AI Agents in Scrum: An Operating Model That Improves Throughput Without Gaming Metrics

The Temptation and the Trap

Many teams experimenting with AI agents in sprint workflows report immediate velocity gains: more tickets touched, faster draft PRs, and reduced waiting time for boilerplate work. The trap appears in the second month. Teams celebrate story-point acceleration while defect leakage, review overhead, and architecture inconsistency quietly rise.

Agent-augmented Scrum needs a new operating model. You cannot bolt agents onto old ceremonies and expect system-level improvement.

What Changes When Agents Join the Sprint

Backlog quality becomes a scaling bottleneck

Agents amplify input quality.

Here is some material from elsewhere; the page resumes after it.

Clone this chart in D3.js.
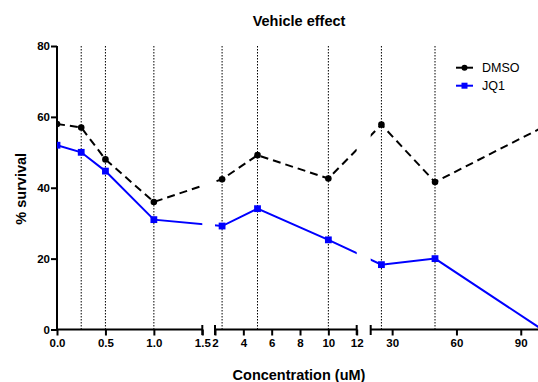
<!DOCTYPE html>
<html>
<head>
<meta charset="utf-8">
<script src="https://cdn.jsdelivr.net/npm/d3@7"></script>
<style>
  html, body { margin: 0; padding: 0; background: #fff; }
  svg { display: block; font-family: Arial, "Liberation Sans", sans-serif; }
</style>
</head>
<body>
<svg id="chart" width="538" height="382"></svg>
<script>
// Concentrations tested (uM) and % survival for each treatment
const concentrations = [0, 0.25, 0.5, 1, 2.5, 5, 10, 25, 50, 100];
const dmso = [58, 57, 48, 36, 42.4, 49.2, 42.6, 57.8, 41.6, 57];
const jq1 = [52, 50, 44.7, 31, 29.2, 34.1, 25.3, 18.3, 20, 0];

// Dotted reference lines at the tested doses
const guides = [0.25, 0.5, 1, 2.5, 5, 10, 25, 50];

// Broken x axis: three segments, each with its own ticks
const segDomains = [[0, 1.5], [2, 12], [20, 100]];
const segTicks = [[0, 0.5, 1, 1.5], [2, 4, 6, 8, 10, 12], [30, 60, 90]];
const segFormats = [".1f", "d", "d"];
const yTicks = [0, 20, 40, 60, 80];

const series = [
  { name: "DMSO", values: dmso, color: "#000000", dash: "8,5", marker: "circle" },
  { name: "JQ1", values: jq1, color: "#0000ff", dash: null, marker: "square" }
];

const svg = d3.select("#chart");

// Layout
const yAxisX = 57;
const segRanges = [[57, 202.3], [215, 356.7], [370.7, 542.2]];
const y = d3.scaleLinear().domain([0, 80]).range([329.5, 46]);
const baseY = y(0);

const segScales = segDomains.map((d, i) => d3.scaleLinear().domain(d).range(segRanges[i]));
function xPos(v) {
  for (let i = segDomains.length - 1; i >= 0; i--) {
    if (v >= segDomains[i][0]) return segScales[i](v);
  }
  return segScales[0](v);
}

// Clip marks to the three axis segments (gaps stay empty)
const clip = svg.append("defs").append("clipPath").attr("id", "segclip");
segRanges.forEach(r => {
  clip.append("rect").attr("x", r[0]).attr("y", 0).attr("width", r[1] - r[0]).attr("height", baseY + 2);
});

// Dotted guide lines
svg.append("g").selectAll("line").data(guides).join("line")
  .attr("x1", d => xPos(d)).attr("x2", d => xPos(d))
  .attr("y1", y(80)).attr("y2", baseY)
  .attr("stroke", "#000").attr("stroke-width", 1)
  .attr("stroke-dasharray", "1.5,1.5");

// Title and axis titles
svg.append("text").attr("x", 299).attr("y", 26).attr("text-anchor", "middle")
  .attr("font-size", 14.5).attr("font-weight", "bold").text("Vehicle effect");
svg.append("text").attr("x", 299).attr("y", 380).attr("text-anchor", "middle")
  .attr("font-size", 14.5).attr("font-weight", "bold").text("Concentration (uM)");
svg.append("text").attr("transform", `translate(26,${(y(0) + y(80)) / 2 + 1}) rotate(-90)`)
  .attr("text-anchor", "middle").attr("font-size", 14.5).attr("font-weight", "bold").text("% survival");

// Y axis
const yAxis = d3.axisLeft(y).tickValues(yTicks).tickSize(6).tickPadding(1).tickFormat(d3.format("d"));
const gy = svg.append("g").attr("transform", `translate(${yAxisX},0)`).call(yAxis);
gy.select(".domain").attr("d", `M0,${y(80)}V${baseY + 1}`).attr("stroke-width", 2);
gy.selectAll(".tick line").attr("stroke-width", 2);
gy.selectAll(".tick text").attr("font-size", 11.5).attr("font-weight", "bold").attr("fill", "#000")
  .attr("font-family", "Arial, 'Liberation Sans', sans-serif");

// X axis segments
segScales.forEach((s, i) => {
  const ax = d3.axisBottom(s).tickValues(segTicks[i]).tickSize(6).tickPadding(3)
    .tickFormat(d3.format(segFormats[i]));
  const g = svg.append("g").attr("transform", `translate(0,${baseY})`).call(ax);
  g.select(".domain").attr("d", `M${segRanges[i][0]},0H${segRanges[i][1]}`).attr("stroke-width", 2);
  g.selectAll(".tick line").attr("stroke-width", 2);
  g.selectAll(".tick text").attr("font-size", 11.5).attr("font-weight", "bold").attr("fill", "#000")
    .attr("font-family", "Arial, 'Liberation Sans', sans-serif");
  // End caps at the breaks
  const caps = [];
  if (i > 0) caps.push(segRanges[i][0]);
  if (i < segScales.length - 1) caps.push(segRanges[i][1]);
  g.selectAll("line.cap").data(caps).join("line").attr("class", "cap")
    .attr("x1", d => d).attr("x2", d => d).attr("y1", -4.5).attr("y2", 5.5)
    .attr("stroke", "#000").attr("stroke-width", 2);
});

// Series lines and markers
const line = d3.line().x(d => xPos(d[0])).y(d => y(d[1]));
series.forEach(sr => {
  const pts = concentrations.map((c, i) => [c, sr.values[i]]);
  svg.append("path").datum(pts)
    .attr("clip-path", "url(#segclip)")
    .attr("d", line).attr("fill", "none")
    .attr("stroke", sr.color).attr("stroke-width", 2)
    .attr("stroke-dasharray", sr.dash);
  const mg = svg.append("g").attr("clip-path", "url(#segclip)");
  if (sr.marker === "circle") {
    mg.selectAll("circle").data(pts).join("circle")
      .attr("cx", d => xPos(d[0])).attr("cy", d => y(d[1])).attr("r", 3.3).attr("fill", sr.color);
  } else {
    mg.selectAll("rect").data(pts).join("rect")
      .attr("x", d => xPos(d[0]) - 3.4).attr("y", d => y(d[1]) - 3.4)
      .attr("width", 6.8).attr("height", 6.8).attr("fill", sr.color);
  }
});

// Legend
const legend = svg.append("g");
series.forEach((sr, i) => {
  const ly = 67.7 + i * 18;
  legend.append("line").attr("x1", 456).attr("x2", 473).attr("y1", ly).attr("y2", ly)
    .attr("stroke", sr.color).attr("stroke-width", 2);
  if (sr.marker === "circle") {
    legend.append("circle").attr("cx", 464.5).attr("cy", ly).attr("r", 3).attr("fill", sr.color);
  } else {
    legend.append("rect").attr("x", 461.5).attr("y", ly - 3).attr("width", 6).attr("height", 6).attr("fill", sr.color);
  }
  legend.append("text").attr("x", 482).attr("y", ly).attr("dy", "0.35em")
    .attr("font-size", 12.5).text(sr.name);
});
</script>
</body>
</html>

Vague tickets that humans could clarify informally become expensive rework loops for agents. Acceptance criteria must be sharper, and dependency boundaries must be explicit.

Definition of Done must include AI-specific controls

Traditional DoD often focuses on tests and review. Agent workflows add requirements:

provenance of generated artifacts
policy compliance for restricted files
human sign-off on architectural decisions
post-merge monitoring for AI-heavy changes

Team learning can degrade if tasks are delegated blindly

If junior engineers offload all hard reasoning to agents, short-term throughput rises but capability growth stalls. Teams need deliberate learning checkpoints.

A Role-Based Model for Sprint Execution

Use role clarity to avoid chaos:

Planner (human): decomposes stories, sets constraints, defines success criteria.
Executor (agent): generates drafts, scaffolds tests, proposes refactors within boundaries.
Verifier (human): validates design intent, risk assumptions, and production impact.
Auditor (automation): enforces policy and quality gates in CI.

Agents should not play Planner and Verifier roles in the same workflow for medium/high-risk changes.

Practical Ritual Updates

Sprint planning

add “agent suitability” label for each backlog item
estimate review effort separately from implementation effort
pre-define prohibited autonomous edits (auth, billing, compliance modules)

Daily standup

track blocked agent sessions and cause categories
surface rework rate from AI-generated PRs
call out prompt/template changes affecting team output

Sprint review

show throughput plus quality trend
compare AI-assisted vs human-only defect rates
highlight one learning outcome, not only delivery output

Retrospective

audit where agents saved effort vs created hidden debt
update prompt templates and boundaries
retire metrics that can be gamed (raw story points)

Metrics That Reflect Real Progress

Good metrics:

cycle time by change risk tier
rework percentage after first AI-generated PR
escaped defects per 100 merged changes
review depth time for AI-heavy diffs
onboarding productivity without quality drop

Bad metrics in isolation:

number of AI-generated commits
token usage volume
raw story points completed

Example: 6-Person Product Squad

A squad running two-week sprints introduces agents for test scaffolding, migration chores, and documentation updates.

Week 1: throughput rises 20%, review queue also rises
Week 3: after adding strict ticket templates and risk-tier routing, review queue normalizes
Week 5: defect rate drops below pre-agent baseline due to stronger CI checks and clearer ownership

The lesson: agent value is unlocked by operating discipline, not by agent count.

8-Week Adoption Plan

Weeks 1–2: classify backlog by agent suitability and risk.
Weeks 3–4: update DoD and CI gates for AI provenance/policy.
Weeks 5–6: tune ceremonies with new reporting fields.
Weeks 7–8: retire vanity metrics, lock in quality-oriented scorecard.

Final Word

AI agents can absolutely make Scrum teams faster. But sustained performance comes from clear boundaries, measurable quality controls, and intentional human ownership of judgment-heavy decisions. Optimize for that, and velocity becomes durable instead of fragile.